This Curated List of Banned Words is Cray-Cray

"It's that most wonderful time of year / with curmudgeons all yelling / and everyone expelling / bad words with a sneer / it's that most wonderful time of the year!"

At the beginning of each year, if all the word nerds and syntax snobs have been good, Lake Superior State University (LSSU) gives us its List of Words Banished from the Queen's English for Mis-use, Over-use and General Uselessness.

This year was no different. On New Year's Eve 2014, LSSU curated its 39th list of much-hated words, and I'm re-curating it for the ninth year in a row. Or I was until a few minutes ago.


That's because "curated" made the list. It's a snooty, pretentious word for "collected" or "organized." Commonly referring to the job of museum collection organization, it's become the go-to marketing term that means "I copied other people's crap to look like I'm doing something useful." I see it a lot in my day job and I wish I could see less of it.

Maybe it will get buried under this year's polar vortex.

That's the fear-mongering word for "really cold weather," and it got the old ice axe as well. Now that TV meteorologists like needlessly frightening viewers too, "polar vortex" has become the fearsome word to describe when the temperature drops below 20.

According to LSSU, the word was submitted very early last year, when Kenneth Ross said, "Less than a week into the new year, and it's the most overused, meaningless word in the media."

Nice going, news media. You ruined a word in 1/52 of a year. That may be a new record, and you were the ones who gave us "fiscal cliff."

But LSSU got a jump on banning the word before anyone else (bae) when they burned a snowman named Mr. Polar Vortex during their annual Snowman Burning last spring.

I mention "bae" because that should have been burned too. It's used to describe your boyfriend or girlfriend. You put them "before anyone else," and use the word to aae — annoy everyone else.

It's so bad that S. Thoms of Sault Ste. Marie, Michigan said, "I heard someone refer to their ramen noodles as 'bae'!"

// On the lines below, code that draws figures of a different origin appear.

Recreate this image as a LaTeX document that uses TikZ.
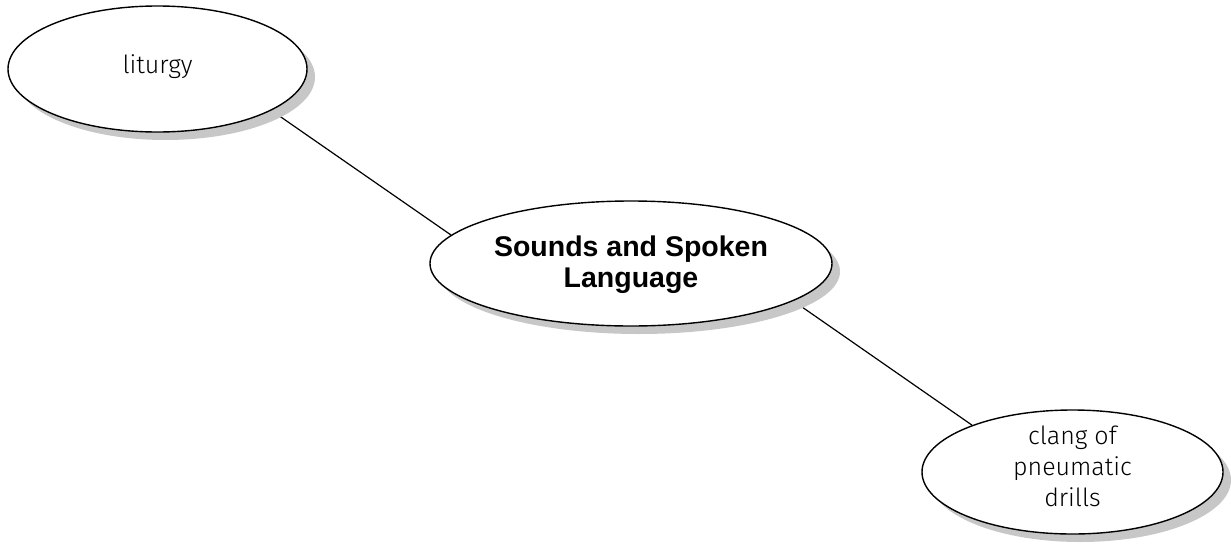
\documentclass[tikz,border=0pt]{standalone}
\usepackage{fontspec}
\setmainfont{Liberation Sans}
\newfontfamily\lightfont{Fira Sans}[UprightFont=* Light]
\usetikzlibrary{shapes.geometric,shadows}
\pgfdeclarelayer{background}
\pgfsetlayers{background,main}
\tikzset{
  bubble/.style={ellipse, draw=black, line width=1.4pt, fill=white, inner sep=0pt,
    drop shadow={shadow xshift=8pt, shadow yshift=-8pt, fill=black!22, opacity=1}},
  lighttext/.style={font=\lightfont\fontsize{25}{31}\selectfont, align=center},
  boldtext/.style={font=\bfseries\fontsize{28.5}{31}\selectfont, align=center},
  link/.style={line width=1.2pt, draw=black}
}
\begin{document}
\begin{tikzpicture}[x=1pt,y=-1pt]
\useasboundingbox (0,0) rectangle (1231,544);
\node[bubble, minimum width=299pt, minimum height=126pt] (lit) at (157.5,69) {};
\node[lighttext] (littext) at (157.5,67) {liturgy};
\node[bubble, minimum width=402pt, minimum height=125pt] (main) at (631,263.5) {};
\node[boldtext] (maintext) at (631,265) {Sounds and Spoken\\Language};
\node[bubble, minimum width=301pt, minimum height=124pt] (clang) at (1072.5,472) {};
\node[lighttext] (clangtext) at (1072.5,466) {clang of\\pneumatic\\drills};
\begin{pgfonlayer}{background}
\draw[link] (lit.-20.9) -- (main.171.7);
\draw[link] (main.-13.6) -- (clang.155.8);
\end{pgfonlayer}
\end{tikzpicture}
\end{document}
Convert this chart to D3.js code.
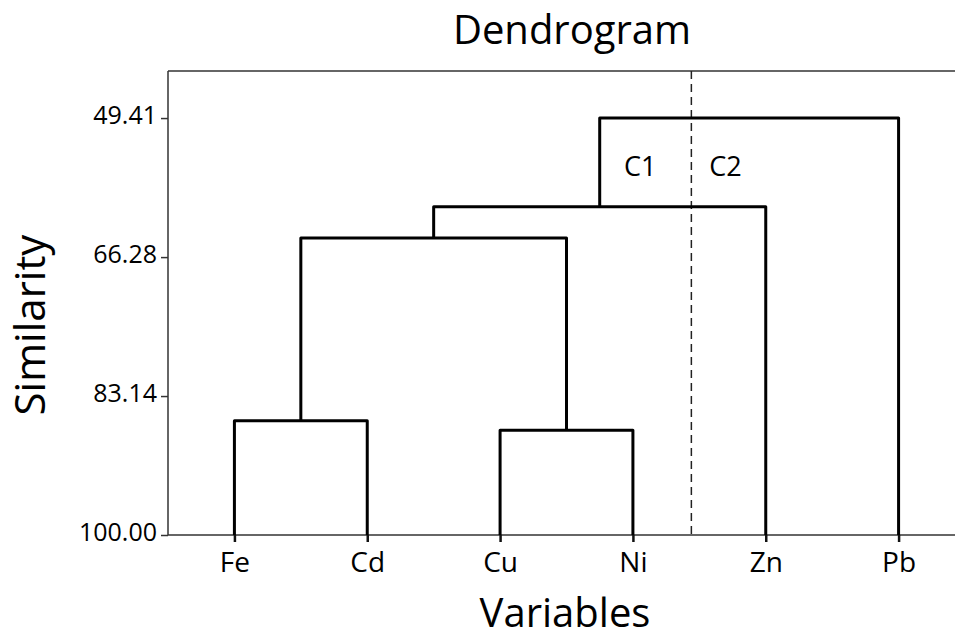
<!DOCTYPE html>
<html>
<head>
<meta charset="utf-8">
<script src="https://cdn.jsdelivr.net/npm/d3@7"></script>
<style>
  html, body { margin: 0; padding: 0; background: #fff; }
  svg { display: block; font-family: "Open Sans", "DejaVu Sans", sans-serif; }
</style>
</head>
<body>
<svg id="chart" width="955" height="642"></svg>
<script>
// Leaves of the tree, left to right
const leaves = ["Fe", "Cd", "Cu", "Ni", "Zn", "Pb"];

// Agglomeration steps: node ids 0-5 are leaves, each merge creates node 6, 7, ...
const mergeA = [0, 2, 6, 8, 9];
const mergeB = [1, 3, 7, 4, 5];
const mergeLevel = [86.14, 87.30, 63.97, 60.16, 49.41];

// Similarity axis ticks
const yTicks = [49.41, 66.28, 83.14, 100.00];

// Cluster cut labels
const clusterLabels = ["C1", "C2"];

const FONT = "'Open Sans', 'DejaVu Sans', sans-serif";
const svg = d3.select("#chart");
const margin = { left: 168, top: 71, bottom: 535, right: 965 };

const x = d3.scalePoint()
  .domain(leaves)
  .range([margin.left, margin.right])
  .padding(0.5);

const y = d3.scaleLinear()
  .domain([100, 43.7])
  .range([margin.bottom, margin.top]);

// Node positions and heights
const nodeX = leaves.map(d => x(d));
const nodeY = leaves.map(() => 100);
mergeA.forEach((a, i) => {
  const b = mergeB[i];
  nodeX.push((nodeX[a] + nodeX[b]) / 2);
  nodeY.push(mergeLevel[i]);
});

// Frame: top edge
svg.append("line")
  .attr("x1", margin.left).attr("x2", margin.right)
  .attr("y1", margin.top).attr("y2", margin.top)
  .attr("stroke", "#333").attr("stroke-width", 1.5);

// Y axis
const yAxis = svg.append("g")
  .attr("transform", `translate(${margin.left},0)`)
  .call(d3.axisLeft(y).tickValues(yTicks).tickFormat(d3.format(".2f")).tickSize(7).tickPadding(4))
  .attr("font-family", FONT);
yAxis.select(".domain").attr("d", `M0,${margin.top}V${margin.bottom}`)
  .attr("stroke", "#333").attr("stroke-width", 1.5);
yAxis.selectAll(".tick line").attr("stroke", "#333").attr("stroke-width", 1.5);
yAxis.selectAll(".tick text").attr("fill", "#000").style("font-size", "25px").attr("dy", "0.2em");

// X axis
const xAxis = svg.append("g")
  .attr("transform", `translate(0,${margin.bottom})`)
  .call(d3.axisBottom(x).tickSize(7).tickPadding(10))
  .attr("font-family", FONT);
xAxis.select(".domain").attr("d", `M${margin.left},0H${margin.right}`)
  .attr("stroke", "#333").attr("stroke-width", 1.5);
xAxis.selectAll(".tick line").attr("stroke", "#111").attr("stroke-width", 2.5);
xAxis.selectAll(".tick text").attr("fill", "#000").style("font-size", "28px");

// Cut line between the two clusters
const cutX = x("Ni") + 0.44 * x.step();
svg.append("line")
  .attr("x1", cutX).attr("x2", cutX)
  .attr("y1", margin.top).attr("y2", margin.bottom)
  .attr("stroke", "#222").attr("stroke-width", 1.5)
  .attr("stroke-dasharray", "8,5");

// Dendrogram links
const links = svg.append("g")
  .attr("fill", "none")
  .attr("stroke", "#000")
  .attr("stroke-width", 3)
  .attr("stroke-linejoin", "round");
mergeA.forEach((a, i) => {
  const b = mergeB[i];
  const yy = y(mergeLevel[i]);
  links.append("path")
    .attr("d", `M${nodeX[a]},${y(nodeY[a])}V${yy}H${nodeX[b]}V${y(nodeY[b])}`);
});

// Cluster labels
svg.append("text")
  .attr("x", cutX - 35).attr("y", y(56.5))
  .attr("text-anchor", "end")
  .style("font-size", "27px")
  .text(clusterLabels[0]);
svg.append("text")
  .attr("x", cutX + 18).attr("y", y(56.5))
  .attr("text-anchor", "start")
  .style("font-size", "27px")
  .text(clusterLabels[1]);

// Titles
svg.append("text")
  .attr("x", 572).attr("y", 44)
  .attr("text-anchor", "middle")
  .style("font-size", "40px")
  .text("Dendrogram");

svg.append("text")
  .attr("x", 565).attr("y", 627)
  .attr("text-anchor", "middle")
  .style("font-size", "40px")
  .text("Variables");

svg.append("text")
  .attr("transform", "translate(45,325) rotate(-90)")
  .attr("text-anchor", "middle")
  .style("font-size", "42px")
  .text("Similarity");
</script>
</body>
</html>
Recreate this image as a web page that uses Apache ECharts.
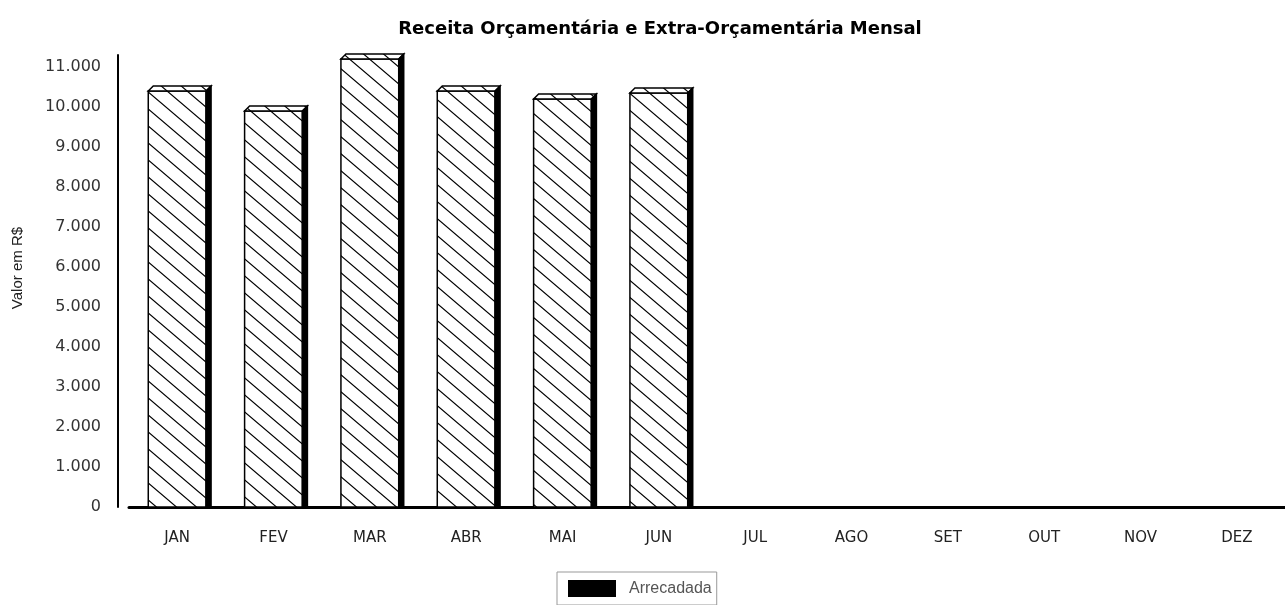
<!DOCTYPE html>
<html>
<head>
<meta charset="utf-8">
<script src="https://cdn.jsdelivr.net/npm/echarts@6/dist/echarts.min.js"></script>
<style>
  html, body { margin: 0; padding: 0; background: #fff; }
  #chart { width: 1285px; height: 605px; }
</style>
</head>
<body>
<div id="chart"></div>
<script>
// monthly values (R$)
const months = ["JAN", "FEV", "MAR", "ABR", "MAI", "JUN", "JUL", "AGO", "SET", "OUT", "NOV", "DEZ"]
const arrecadada = [10400, 9900, 11200, 10400, 10200, 10350, 0, 0, 0, 0, 0, 0]
const yMax = 11300
const yStep = 1000

// diagonal hatch used on the bar faces
function makeHatch(w, h) {
  const c = document.createElement("canvas")
  c.width = w
  c.height = h
  const ctx = c.getContext("2d")
  ctx.fillStyle = "#fff"
  ctx.fillRect(0, 0, w, h)
  ctx.strokeStyle = "#000"
  ctx.lineWidth = 1.2
  ctx.beginPath()
  for (const [ox, oy] of [[0, 0], [-w, 0], [w, 0], [0, -h], [0, h]]) {
    ctx.moveTo(ox - w * 0.1, oy - h * 0.1)
    ctx.lineTo(ox + w * 1.1, oy + h * 1.1)
  }
  ctx.stroke()
  return c
}
const hatch = { image: makeHatch(20, 17), repeat: "repeat" }

function fmtThousands(v) {
  return String(v).replace(/\B(?=(\d{3})+(?!\d))/g, ".")
}

const chart = echarts.init(document.getElementById("chart"))

const option = {
  backgroundColor: "#fff",
  animation: false,
  title: {
    text: "Receita Orçamentária e Extra-Orçamentária Mensal",
    left: 655,
    top: 15,
    textAlign: "center",
    textStyle: {
      fontFamily: "DejaVu Sans",
      fontWeight: "bold",
      fontSize: 18,
      color: "#000",
    },
  },
  legend: {
    data: ["Arrecadada"],
    left: 557,
    top: 572,
    padding: [8, 5, 8, 11],
    borderColor: "#999",
    borderWidth: 1,
    icon: "rect",
    itemWidth: 48,
    itemHeight: 17,
    itemGap: 10,
    textStyle: {
      fontFamily: "Liberation Sans",
      fontSize: 16,
      color: "#555",
      padding: [0, 0, 0, 8],
    },
  },
  grid: {
    left: 129,
    right: -3,
    top: 55,
    bottom: 98,
  },
  xAxis: {
    type: "category",
    data: months,
    axisLine: { lineStyle: { color: "#000", width: 3 } },
    axisTick: { show: false },
    axisLabel: {
      margin: 24,
      fontFamily: "DejaVu Sans",
      fontSize: 15,
      color: "#222",
    },
  },
  yAxis: {
    type: "value",
    min: 0,
    max: yMax,
    interval: yStep,
    offset: 11,
    name: "Valor em R$",
    nameLocation: "middle",
    nameGap: 93,
    nameTextStyle: {
      fontFamily: "Liberation Sans",
      fontSize: 15,
      color: "#222",
      padding: [0, 0, 0, 26],
    },
    axisLine: { show: true, lineStyle: { color: "#000", width: 2 } },
    axisTick: { show: false },
    splitLine: { show: false },
    axisLabel: {
      margin: 17,
      fontFamily: "DejaVu Sans",
      fontSize: 16,
      color: "#333",
      formatter: (v) => (v % yStep === 0 ? fmtThousands(v) : ""),
    },
  },
  series: [
    {
      name: "Arrecadada",
      type: "custom",
      itemStyle: { color: "#000" },
      data: arrecadada.map((v, i) => [i, v]),
      renderItem: (params, api) => {
        const v = api.value(1)
        if (!v) return
        const base = api.coord([api.value(0), 0])
        const top = api.coord([api.value(0), v])
        const w = api.size([1, 0])[0] * 0.6
        const d = 5
        const x0 = base[0] - w / 2
        const x1 = x0 + w
        return {
          type: "group",
          children: [
            {
              type: "rect",
              shape: { x: x0, y: top[1], width: w, height: base[1] - top[1] },
              style: { fill: hatch, stroke: "#000", lineWidth: 1.5 },
            },
            {
              type: "polygon",
              shape: { points: [[x0, top[1]], [x0 + d, top[1] - d], [x1 + d, top[1] - d], [x1, top[1]]] },
              style: { fill: hatch, stroke: "#000", lineWidth: 1.5 },
            },
            {
              type: "polygon",
              shape: { points: [[x1, top[1]], [x1 + d, top[1] - d], [x1 + d, base[1]], [x1, base[1]]] },
              style: { fill: "#000", stroke: "#000", lineWidth: 1.5 },
            },
          ],
        }
      },
    },
  ],
}

chart.setOption(option)
</script>
</body>
</html>
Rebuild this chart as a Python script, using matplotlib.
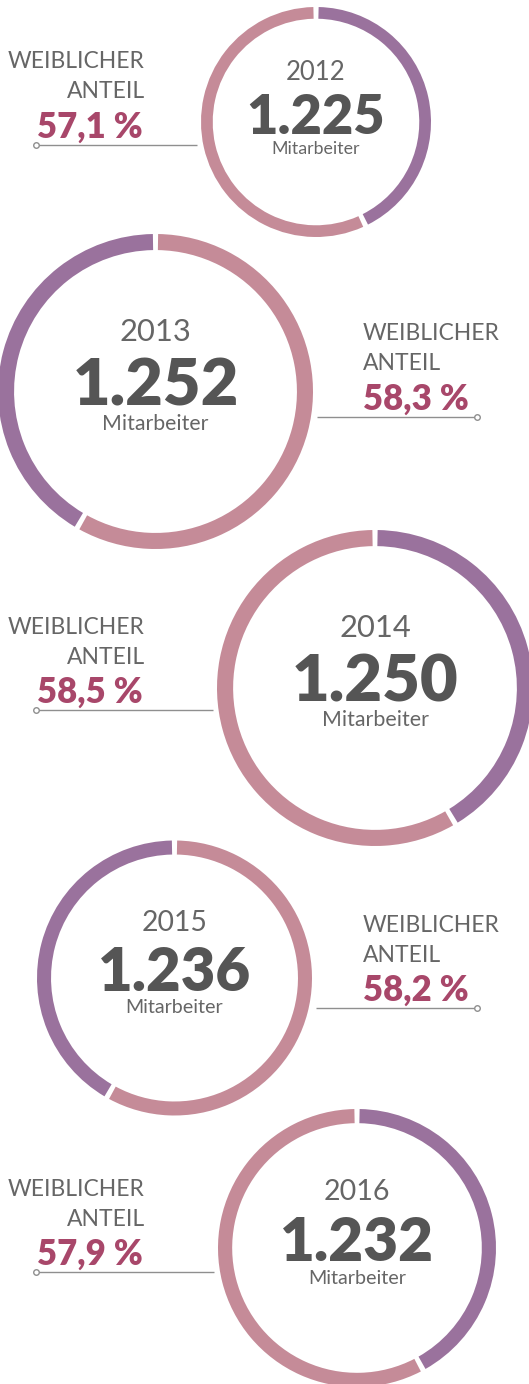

I can understand putting a fettuccine bolognese before anyone else, but ramen? Eww, have some self-respect! No foodie would eat ramen.

At least not anymore, now that "foodie" has been banned. If only we could ban the people who call themselves foodies.

We used to call them gourmands. But now, foodies like to take selfies (banned in 2014) with their winie and beerie friends, two terms coined by Randall Chamberlain of Traverse City, Michigan.

"I crave good sleep too, but that does not make me a sleepie," said Gradeon DeCamp of Elk Rapids, Michigan.

I suppose if you could find new techniques and methods for hacking your sleep, that might make you a sleepie. Except now "hack" is banned. Those things we called "tips" or "shortcuts" are called hacks. Life hacks, travel hacks, food hacks, sleep hacks, video game hacks. You name it, someone's got a hack for it.

Of course you don't need hacks if you have a good skill set to begin with. Which is actually just a term for "skills." Which we need to start using again since "skill set" got whacked.

"Skill set" is the term for people who don't know about plural words, like "skills." They use it to sound all impressive and business-y. But if business people want to be efficient, doubling the number of words to express an idea isn't very efficient.

In fact, it's downright cray-cray.

That's apparently what young people are saying when they mean "crazy." While not officially doubling the number of words, they're just doubling down on the first syllable instead, as in "my bae is cray-cray."

"Cray-cray." It just sounds annoying. Or is that "annoy-annoy?" (For the sake of accuracy, LSSU spelled it "cra-cra," but everyone else spells it "cray-cray," which is just nuts.)

The big takeaway from all this?

One, we're no longer allowed to say "takeaway." The word that means the big idea you learned, the thing that stood out for you has been taken away from us.

The other big takeaway? People aren't happy. We love to complain. I hate that "literally" is slowly changing to mean "figuratively," something LSSU didn't ban. (Come on, you guys!) Other people hate words like "cray-cray" and "bae" and "foodie." We just can't be happy, no matter what.

It's like the country is being covered by a grumpiness vortex.